1. Donnez quelque chose à faire à chacun
Socialiser n’est pas la chose la plus facile à faire, plus particulièrement quand on sort tout juste d’une partie de quatre heures [du wargame avec figurines] Warmachine, lessivé, et qu’on ne connaît personne autour de soi. Les GN reposent pourtant sur l’accumulation d’interactions sociales. Il faut fluidifier tout cela. Les costumes ajoutent à l’ambiance, tout comme le décor, mais les gens socialisent plus facilement quand ils ont quelque chose à faire. Boire et manger sont deux exemples basiques. J’avais aussi installé une partie de Pass the Pigs [un jeu de dés comparable au Yams (NdT)] en arrière-plan. C’était un petit plus, mais ça a aidé. Il y avait aussi un personnage qui faisait un discours, donc tout le monde devait se rassembler et écouter. Penser à de bonnes choses pour cet exemple est compliqué par contre, donc si vous avez des idées ou des exemples personnels, mettez-les dans les commentaires !
2. Donnez-leur des sujets de conversation
De nouveau, socialiser est difficile à faire, et donner aux gens des sujets de conversation est une bonne façon de briser la glace. C’est pourquoi le conseil 1 est de leur donner des choses à faire bien sûr, mais à part ça, tout le monde devrait aussi avoir des supers sujets plein la tête. Ce ne doit pas être seulement une énième soirée, ni même le paroxysme de la saison ; la pièce devrait bourdonner des rumeurs de l’époque et des scandales qui circulent dehors. Dans Sunset Claws, nous avions le championnat annuel de Pass the Pigs, un tueur en série parmi les clients de la taverne, un justicier masqué semant du désordre et une gigantesque armée de morts-vivants massée hors de la ville, attendant de tuer tout le monde à l’aube. Oh, et tout le monde adorait jaser sur l’hôtesse parce que l’endroit ressemblait au Café américain de Rick du film Casablanca wiki, et la rumeur disait qu’elle connaissait un moyen d’échapper à l’armée des morts. Personne n’avait de mal à trouver un sujet de conversation.

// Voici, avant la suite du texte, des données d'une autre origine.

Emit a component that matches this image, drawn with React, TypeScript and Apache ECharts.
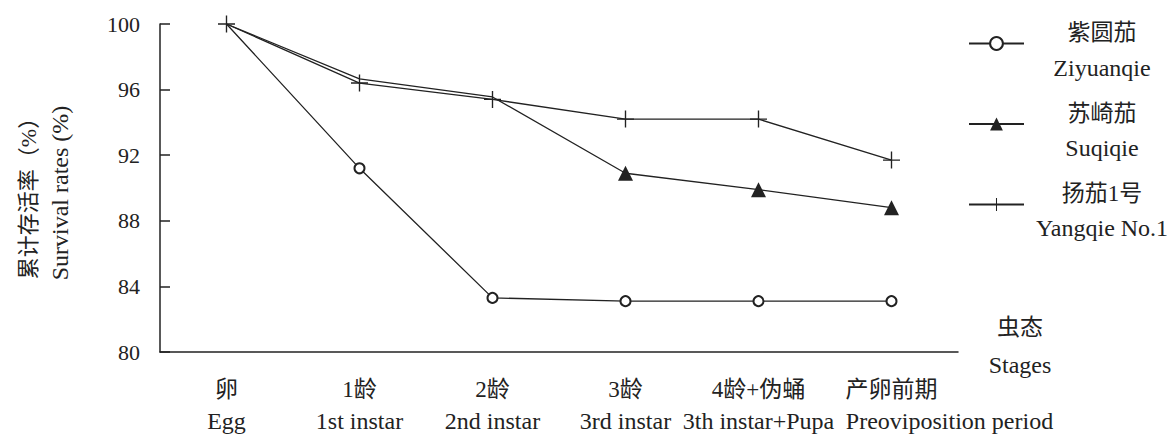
import React, { useEffect, useRef } from "react";
import * as echarts from "echarts";

const categoriesCn = ["卵", "1龄", "2龄", "3龄", "4龄+伪蛹", "产卵前期"];
const categoriesEn = ["Egg", "1st instar", "2nd instar", "3rd instar", "3th instar+Pupa", "Preoviposition period"];

const seriesNamesCn = ["紫圆茄", "苏崎茄", "扬茄1号"];
const seriesNamesEn = ["Ziyuanqie", "Suqiqie", "Yangqie No.1"];

const ziyuanqie = [100, 91.2, 83.3, 83.1, 83.1, 83.1];
const suqiqie = [100, 96.65, 95.55, 90.9, 89.9, 88.8];
const yangqie = [100, 96.4, 95.4, 94.2, 94.2, 91.7];

// number of leading points whose marker is hidden (shared points drawn by another series)
const hiddenLeading = [1, 3, 0];

const yMin = 80;
const yMax = 100;
const yInterval = 4;

const FONT = "'Liberation Serif', 'Times New Roman', 'Noto Sans CJK SC', serif";
const INK = "#222";
const PLUS = "path://M9.2,0h1.6v20h-1.6z M0,9.2h20v1.6h-20z";

function withHidden(values: number[], n: number) {
  return values.map((v, i) => (i < n ? { value: v, symbol: "none" } : v));
}

export default function App() {
  const ref = useRef<HTMLDivElement>(null);

  useEffect(() => {
    if (!ref.current) return;
    const chart = echarts.init(ref.current, undefined, { renderer: "svg" });
    const names = seriesNamesCn.map((cn, i) => cn + "|" + seriesNamesEn[i]);
    const symbols = ["emptyCircle", "triangle", PLUS];
    const sizes = [10, 15, 17];
    const data = [ziyuanqie, suqiqie, yangqie];

    chart.setOption({
      animation: false,
      backgroundColor: "#fff",
      textStyle: { fontFamily: FONT, color: INK },
      grid: { left: 160, right: 209, top: 24, bottom: 84, containLabel: false },
      legend: {
        orient: "vertical",
        left: 968,
        top: 21,
        padding: 0,
        itemGap: 22,
        itemWidth: 55,
        itemHeight: 16,
        data: names,
        formatter: (name: string) => {
          const [cn, en] = name.split("|");
          return `{cn|${cn}}\n{en|${en}}`;
        },
        textStyle: {
          rich: {
            cn: { fontFamily: FONT, fontSize: 23, lineHeight: 48, width: 146, align: "center", color: INK },
            en: { fontFamily: FONT, fontSize: 24, lineHeight: 22, width: 146, align: "center", color: INK },
          },
        },
      },
      xAxis: {
        type: "category",
        data: categoriesCn,
        boundaryGap: true,
        axisLine: { lineStyle: { color: INK, width: 1.5 } },
        axisTick: { inside: true, length: 7, interval: 0, lineStyle: { color: INK, width: 1.5 } },
        axisLabel: {
          interval: 0,
          margin: 22,
          formatter: (_v: string, i: number) =>
            `{cn|${categoriesCn[i]}}\n{${i === 5 ? "en5" : "en"}|${categoriesEn[i]}}`,
          rich: {
            cn: { fontFamily: FONT, fontSize: 23, lineHeight: 31, color: INK },
            en: { fontFamily: FONT, fontSize: 24, lineHeight: 31, color: INK },
            en5: { fontFamily: FONT, fontSize: 24, lineHeight: 31, color: INK, padding: [0, 0, 0, 116] },
          },
        },
        name: "{a|虫态}\n{b|Stages}",
        nameLocation: "end",
        nameGap: 22,
        nameTextStyle: {
          padding: [0, 0, 12, 0],
          rich: {
            a: { fontFamily: FONT, fontSize: 23, lineHeight: 37, width: 80, align: "center", color: INK },
            b: { fontFamily: FONT, fontSize: 24, lineHeight: 37, width: 80, align: "center", color: INK },
          },
        },
        splitLine: { show: false },
      },
      yAxis: {
        type: "value",
        min: yMin,
        max: yMax,
        interval: yInterval,
        axisLine: { show: true, lineStyle: { color: INK, width: 1.5 } },
        axisTick: { show: true, inside: true, length: 10, lineStyle: { color: INK, width: 1.5 } },
        axisLabel: { fontFamily: FONT, fontSize: 22, color: INK, margin: 20 },
        splitLine: { show: false },
        name: "{a|累计存活率（%）}\n{b|Survival rates (%)}",
        nameLocation: "middle",
        nameRotate: 90,
        nameGap: 84,
        nameTextStyle: {
          padding: [0, 10, 0, 0],
          rich: {
            a: { fontFamily: FONT, fontSize: 22, lineHeight: 32, align: "center", color: INK },
            b: { fontFamily: FONT, fontSize: 24, lineHeight: 32, align: "center", color: INK },
          },
        },
      },
      series: data.map((vals, k) => ({
        name: names[k],
        type: "line",
        data: withHidden(vals, hiddenLeading[k]),
        symbol: symbols[k],
        symbolSize: sizes[k],
        showAllSymbol: true,
        lineStyle: { color: INK, width: 1.3 },
        itemStyle: { color: INK, borderColor: INK, borderWidth: k === 0 ? 1.8 : 0 },
        z: 3 - k,
      })),
    });
    return () => chart.dispose();
  }, []);

  return (
    <div
      ref={ref}
      style={{ position: "fixed", left: 0, top: 0, width: 1167, height: 436, background: "#fff" }}
    />
  );
}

3. Donnez-leur des objectifs communs
Les GN dépendent beaucoup des secrets, ce qui implique inévitablement de limiter la vision d’ensemble. Vous savez ce que vous faites, mais vous n’avez aucune idée de ce que font les autres, et le résultat c’est que vous ratez une bonne partie de l’intrigue. Oui, vous vous doutez que le Mouron rouge wiki [un héros de romans anglo-saxons, sorte d’espion chargé de sauver des aristocrates français lors de la Révolution française] mijote quelque chose et que d’autres ont l’ordre de l’arrêter mais ça n’a pas tellement de répercussions pour vous.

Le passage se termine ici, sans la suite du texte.